**THE REQUEST:** Show all lines from the listing below that contain "this".

******

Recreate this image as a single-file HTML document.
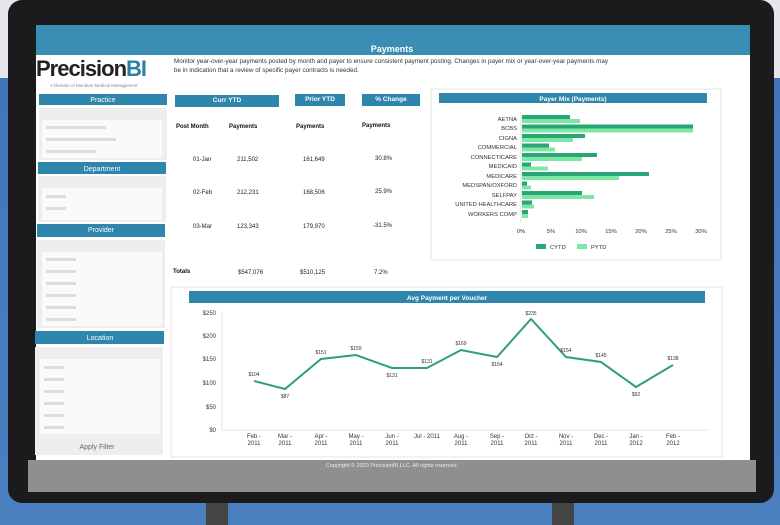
<!DOCTYPE html>
<html><head><meta charset="utf-8"><style>
html,body{margin:0;padding:0;width:780px;height:525px;overflow:hidden;background:#3c70b4}
svg{display:block;font-family:"Liberation Sans",sans-serif}
</style></head><body>
<svg width="780" height="525" viewBox="0 0 780 525">
<defs><linearGradient id="bg" x1="0" y1="0" x2="0" y2="1"><stop offset="0" stop-color="#3f74b8"/><stop offset="1" stop-color="#4a80c0"/></linearGradient></defs>
<rect width="780" height="525" fill="url(#bg)"/>
<rect width="780" height="78" fill="#e4e6ea"/>
<rect x="206" y="495" width="22" height="30" fill="#444"/>
<rect x="552" y="495" width="22" height="30" fill="#444"/>
<rect x="8" y="0" width="766" height="503" rx="14" fill="#1b1b1d"/>
<rect x="36" y="25" width="714" height="440" fill="#fff"/>
<rect x="36" y="25" width="714" height="30" fill="#3a8db3"/>
<text x="392" y="52" font-size="9" fill="#fff" font-weight="bold" text-anchor="middle">Payments</text>
<rect x="28" y="460" width="728" height="32" fill="#8f8f8f"/>
<text x="392" y="467" font-size="5.5" fill="#eee" text-anchor="middle">Copyright © 2020 PrecisionBI,LLC.  All rights reserved.</text>
<text x="36" y="76" font-size="22" font-weight="bold" fill="#222" letter-spacing="-1">Precision<tspan fill="#2c7fa8">BI</tspan></text>
<text x="50" y="87" font-size="4.5" fill="#888">A Division of Meridian Medical Management</text>
<text x="174" y="63" font-size="6.3" fill="#333">Monitor year-over-year payments posted by month and payer to ensure consistent payment posting.  Changes in payer mix or year-over-year payments may</text>
<text x="174" y="72" font-size="6.3" fill="#333">be in indication that a review of specific payer contracts is needed.</text>
<!-- sidebar -->
<g fill="#2e86ad">
<rect x="39" y="94" width="128" height="11"/><rect x="38" y="162" width="128" height="12"/><rect x="37" y="224" width="128" height="13"/><rect x="35" y="331" width="129" height="13"/></g>
<g font-size="7" fill="#fff" text-anchor="middle"><text x="103" y="102">Practice</text><text x="102" y="171">Department</text><text x="101" y="232">Provider</text><text x="100" y="340">Location</text></g>
<g fill="#eee"><rect x="39" y="108" width="128" height="52"/><rect x="38" y="176" width="128" height="46"/><rect x="37" y="240" width="128" height="88"/><rect x="35" y="347" width="128" height="108"/></g>
<g fill="#fafafa"><rect x="42" y="120" width="120" height="38"/><rect x="42" y="188" width="120" height="32"/><rect x="42" y="252" width="120" height="74"/><rect x="40" y="359" width="120" height="75"/></g>
<g fill="#ddd">
<rect x="46" y="126" width="60" height="3"/><rect x="46" y="138" width="70" height="3"/><rect x="46" y="150" width="50" height="3"/>
<rect x="46" y="195" width="20" height="3"/><rect x="46" y="207" width="20" height="3"/>
<rect x="46" y="258" width="30" height="3"/><rect x="46" y="270" width="30" height="3"/><rect x="46" y="282" width="30" height="3"/><rect x="46" y="294" width="30" height="3"/><rect x="46" y="306" width="30" height="3"/><rect x="46" y="318" width="30" height="3"/>
<rect x="44" y="366" width="20" height="3"/><rect x="44" y="378" width="20" height="3"/><rect x="44" y="390" width="20" height="3"/><rect x="44" y="402" width="20" height="3"/><rect x="44" y="414" width="20" height="3"/><rect x="44" y="426" width="20" height="3"/></g>
<text x="97" y="449" font-size="7" fill="#666" text-anchor="middle">Apply Filter</text>
<!-- table -->
<g fill="#2e86ad"><rect x="175" y="95" width="104" height="12"/><rect x="295" y="94" width="50" height="12"/><rect x="362" y="94" width="58" height="12"/></g>
<g font-size="6.5" fill="#fff" font-weight="bold" text-anchor="middle"><text x="227" y="102">Curr YTD</text><text x="320" y="101">Prior YTD</text><text x="391" y="101">% Change</text></g>
<g font-size="6" fill="#111" font-weight="bold"><text x="176" y="128">Post Month</text><text x="229" y="128">Payments</text><text x="296" y="128">Payments</text><text x="362" y="127">Payments</text><text x="173" y="273">Totals</text></g>
<g font-size="6" fill="#222">
<text x="193" y="161">01-Jan</text><text x="237" y="161">211,502</text><text x="303" y="161">161,649</text><text x="375" y="160">30.8%</text>
<text x="193" y="194">02-Feb</text><text x="237" y="194">212,231</text><text x="303" y="194">168,506</text><text x="375" y="193">25.9%</text>
<text x="193" y="228">03-Mar</text><text x="237" y="228">123,343</text><text x="303" y="228">179,970</text><text x="373" y="227">-31.5%</text>
<text x="238" y="274">$547,076</text><text x="300" y="274">$510,125</text><text x="374" y="274">7.2%</text></g>
<!-- payer mix -->
<rect x="431" y="89" width="290" height="171" fill="#fff" stroke="#e6e6e6"/>
<rect x="439" y="93" width="268" height="10" fill="#2e86ad"/>
<text x="573" y="101" font-size="6.5" fill="#fff" font-weight="bold" text-anchor="middle">Payer Mix (Payments)</text>
<line x1="521" y1="112" x2="521" y2="223" stroke="#ccc" stroke-width="0.6"/>
<g font-size="5.8" fill="#333" text-anchor="end">
<text x="517" y="121">AETNA</text><text x="517" y="130">BCBS</text><text x="517" y="140">CIGNA</text><text x="517" y="149">COMMERCIAL</text><text x="517" y="159">CONNECTICARE</text><text x="517" y="168">MEDICAID</text><text x="517" y="178">MEDICARE</text><text x="517" y="187">MEDSPAN/OXFORD</text><text x="517" y="197">SELFPAY</text><text x="517" y="206">UNITED HEALTHCARE</text><text x="517" y="216">WORKERS COMP</text></g>
<g fill="#2aa574">
<rect x="522" y="115" width="48" height="4"/><rect x="522" y="124.5" width="171" height="4"/><rect x="522" y="134" width="63" height="4"/><rect x="522" y="143.5" width="27" height="4"/><rect x="522" y="153" width="75" height="4"/><rect x="522" y="162.5" width="9" height="4"/><rect x="522" y="172" width="127" height="4"/><rect x="522" y="181.5" width="5" height="4"/><rect x="522" y="191" width="60" height="4"/><rect x="522" y="200.5" width="10" height="4"/><rect x="522" y="210" width="6" height="4"/></g>
<g fill="#7de8a5">
<rect x="522" y="119" width="58" height="4"/><rect x="522" y="128.5" width="171" height="4"/><rect x="522" y="138" width="51" height="4"/><rect x="522" y="147.5" width="33" height="4"/><rect x="522" y="157" width="60" height="4"/><rect x="522" y="166.5" width="26" height="4"/><rect x="522" y="176" width="97" height="4"/><rect x="522" y="185.5" width="9" height="4"/><rect x="522" y="195" width="72" height="4"/><rect x="522" y="204.5" width="12" height="4"/><rect x="522" y="214" width="6" height="4"/></g>
<g font-size="5.8" fill="#333" text-anchor="middle"><text x="521" y="233">0%</text><text x="551" y="233">5%</text><text x="581" y="233">10%</text><text x="611" y="233">15%</text><text x="641" y="233">20%</text><text x="671" y="233">25%</text><text x="701" y="233">30%</text></g>
<rect x="536" y="244" width="10" height="5" fill="#2aa574"/><text x="550" y="249" font-size="5.8" fill="#333">CYTD</text>
<rect x="577" y="244" width="10" height="5" fill="#7de8a5"/><text x="591" y="249" font-size="5.8" fill="#333">PYTD</text>
<!-- line chart -->
<rect x="171" y="287" width="551" height="170" fill="#fff" stroke="#e6e6e6"/>
<rect x="189" y="291" width="516" height="12" fill="#2e86ad"/>
<text x="447" y="300" font-size="6.5" fill="#fff" font-weight="bold" text-anchor="middle">Avg Payment per Voucher</text>
<line x1="222" y1="311" x2="222" y2="430" stroke="#ccc" stroke-width="0.6"/>
<line x1="222" y1="430" x2="708" y2="430" stroke="#ccc" stroke-width="0.6"/>
<g font-size="6" fill="#333" text-anchor="end"><text x="216" y="315">$250</text><text x="216" y="338">$200</text><text x="216" y="361">$150</text><text x="216" y="385">$100</text><text x="216" y="409">$50</text><text x="216" y="432">$0</text></g>
<polyline fill="none" stroke="#2e9e7c" stroke-width="2" points="254,381 285,389 321,359 356,355 392,368 427,368 461,350 497,357 531,319 566,357 601,362 636,387 673,365"/>
<g font-size="5" fill="#333" text-anchor="middle">
<text x="254" y="376">$104</text><text x="285" y="398">$87</text><text x="321" y="354">$151</text><text x="356" y="350">$159</text><text x="392" y="377">$131</text><text x="427" y="363">$131</text><text x="461" y="345">$169</text><text x="497" y="366">$154</text><text x="531" y="315">$235</text><text x="566" y="352">$154</text><text x="601" y="357">$145</text><text x="636" y="396">$92</text><text x="673" y="360">$138</text></g>
<g font-size="6" fill="#333" text-anchor="middle">
<text x="254" y="438">Feb -</text><text x="254" y="445">2011</text>
<text x="285" y="438">Mar -</text><text x="285" y="445">2011</text>
<text x="321" y="438">Apr -</text><text x="321" y="445">2011</text>
<text x="356" y="438">May -</text><text x="356" y="445">2011</text>
<text x="392" y="438">Jun -</text><text x="392" y="445">2011</text>
<text x="427" y="438">Jul - 2011</text>
<text x="461" y="438">Aug -</text><text x="461" y="445">2011</text>
<text x="497" y="438">Sep -</text><text x="497" y="445">2011</text>
<text x="531" y="438">Oct -</text><text x="531" y="445">2011</text>
<text x="566" y="438">Nov -</text><text x="566" y="445">2011</text>
<text x="601" y="438">Dec -</text><text x="601" y="445">2011</text>
<text x="636" y="438">Jan -</text><text x="636" y="445">2012</text>
<text x="673" y="438">Feb -</text><text x="673" y="445">2012</text></g>
</svg>
</body></html>
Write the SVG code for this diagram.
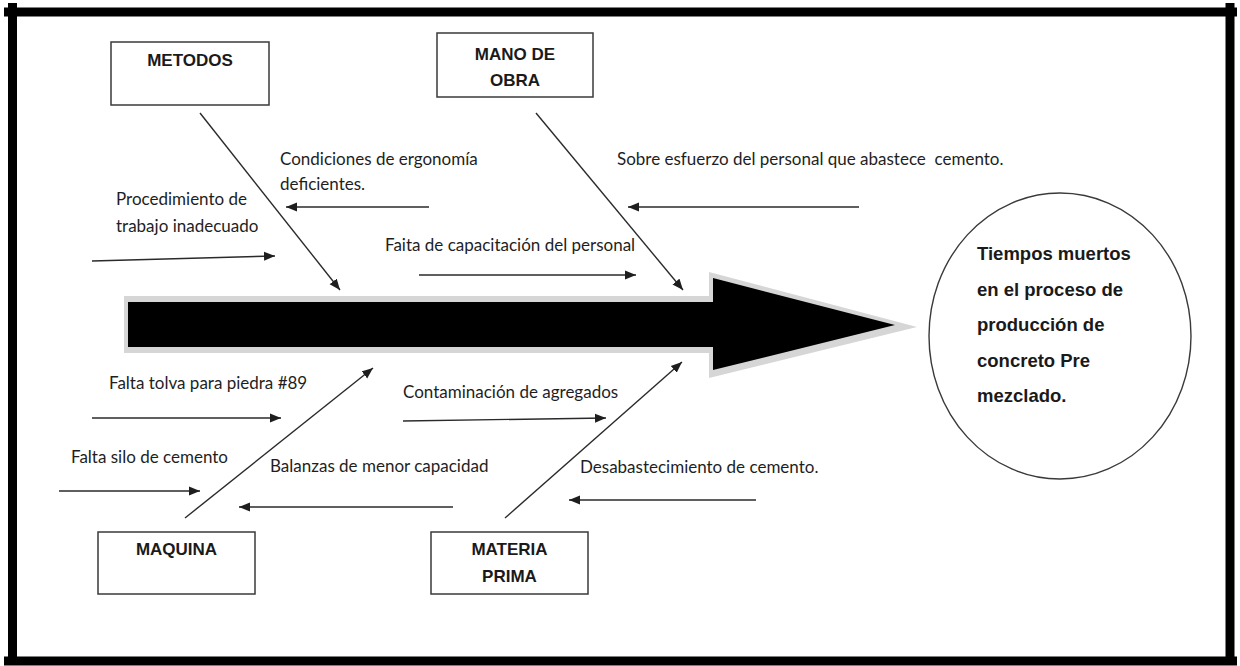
<svg xmlns="http://www.w3.org/2000/svg" width="1240" height="666" viewBox="0 0 1240 666">
<style>
.cause{font-family:"Lato","Open Sans",sans-serif;font-size:17px;fill:#1e1e1e}
.cat{font-family:"Liberation Sans",Arial,sans-serif;font-size:17px;font-weight:bold;fill:#1a1a1a;text-anchor:middle}
.eff{font-family:"Liberation Sans",Arial,sans-serif;font-size:18.5px;font-weight:bold;fill:#1a1a1a}
.box{fill:#fff;stroke:#3a3a3a;stroke-width:1.5}
.con{stroke:#2a2a2a;stroke-width:1.4;fill:none;marker-end:url(#ah)}
.frame{stroke:#000;stroke-width:9;fill:none}
</style>
<defs>
<marker id="ah" markerUnits="userSpaceOnUse" markerWidth="12" markerHeight="10" refX="11" refY="5" orient="auto">
<path d="M0,0.5 L11,5 L0,9.5 z" fill="#1e1e1e"/>
</marker>
</defs>
<rect width="1240" height="666" fill="#fff"/>
<g id="frame">
<line class="frame" x1="4" y1="12" x2="1237" y2="12"/>
<line class="frame" x1="12.5" y1="3" x2="12.5" y2="665"/>
<line class="frame" x1="1230" y1="3" x2="1230" y2="665"/>
<line class="frame" x1="4" y1="661" x2="1237" y2="661"/>
</g>
<g id="spine">
<polygon points="124,296 709,296 709,272 917,327 709,378 709,353 124,353" fill="#d6d6d6"/>
<polygon points="128,302 713,302 713,278 895,325 713,370 713,347 128,347" fill="#000"/>
</g>
<g id="connectors">
<line class="con" x1="200" y1="113" x2="340" y2="290"/>
<line class="con" x1="536" y1="113" x2="683" y2="290"/>
<line class="con" x1="185" y1="518" x2="373" y2="368"/>
<line class="con" x1="505" y1="518" x2="682" y2="362"/>
<line class="con" x1="429" y1="207" x2="286" y2="207"/>
<line class="con" x1="92" y1="261" x2="275" y2="256"/>
<line class="con" x1="859" y1="207" x2="628" y2="207"/>
<line class="con" x1="419" y1="275" x2="636" y2="275"/>
<line class="con" x1="92" y1="418" x2="281" y2="418"/>
<line class="con" x1="403" y1="421" x2="606" y2="418"/>
<line class="con" x1="59" y1="491" x2="200" y2="491"/>
<line class="con" x1="453" y1="507" x2="239" y2="507"/>
<line class="con" x1="756" y1="500" x2="569" y2="500"/>
</g>
<g id="metodos">
<rect class="box" x="111" y="42" width="158" height="63"/>
<text class="cat" x="190" y="66">METODOS</text>
</g>
<g id="mano-de-obra">
<rect class="box" x="437" y="33" width="156" height="64"/>
<text class="cat" x="515" y="60">MANO DE</text>
<text class="cat" x="515" y="86">OBRA</text>
</g>
<g id="maquina">
<rect class="box" x="98" y="532" width="157" height="62"/>
<text class="cat" x="176.5" y="555">MAQUINA</text>
</g>
<g id="materia-prima">
<rect class="box" x="431" y="532" width="157" height="62"/>
<text class="cat" x="509.5" y="555">MATERIA</text>
<text class="cat" x="509.5" y="582">PRIMA</text>
</g>
<g id="efecto">
<ellipse cx="1060" cy="336" rx="131" ry="143" fill="#fff" stroke="#3a3a3a" stroke-width="1.4"/>
<text class="eff" x="977" y="260">Tiempos muertos</text>
<text class="eff" x="977" y="296">en el proceso de</text>
<text class="eff" x="977" y="331">producción de</text>
<text class="eff" x="977" y="367">concreto Pre</text>
<text class="eff" x="977" y="402">mezclado.</text>
</g>
<g id="causes">
<text class="cause" x="280" y="165">Condiciones de ergonomía</text>
<text class="cause" x="280" y="190">deficientes.</text>
<text class="cause" x="116" y="205">Procedimiento de</text>
<text class="cause" x="116" y="232">trabajo inadecuado</text>
<text class="cause" x="617" y="165" xml:space="preserve" style="white-space:pre">Sobre esfuerzo del personal que abastece  cemento.</text>
<text class="cause" x="385" y="251">Faita de capacitación del personal</text>
<text class="cause" x="109" y="389">Falta tolva para piedra #89</text>
<text class="cause" x="403" y="398">Contaminación de agregados</text>
<text class="cause" x="71" y="463">Falta silo de cemento</text>
<text class="cause" x="270" y="472">Balanzas de menor capacidad</text>
<text class="cause" x="580" y="473">Desabastecimiento de cemento.</text>
</g>
</svg>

******

**THE RESULT:**
Recreate this image as a single-file HTML document.
Write the SVG code for this diagram.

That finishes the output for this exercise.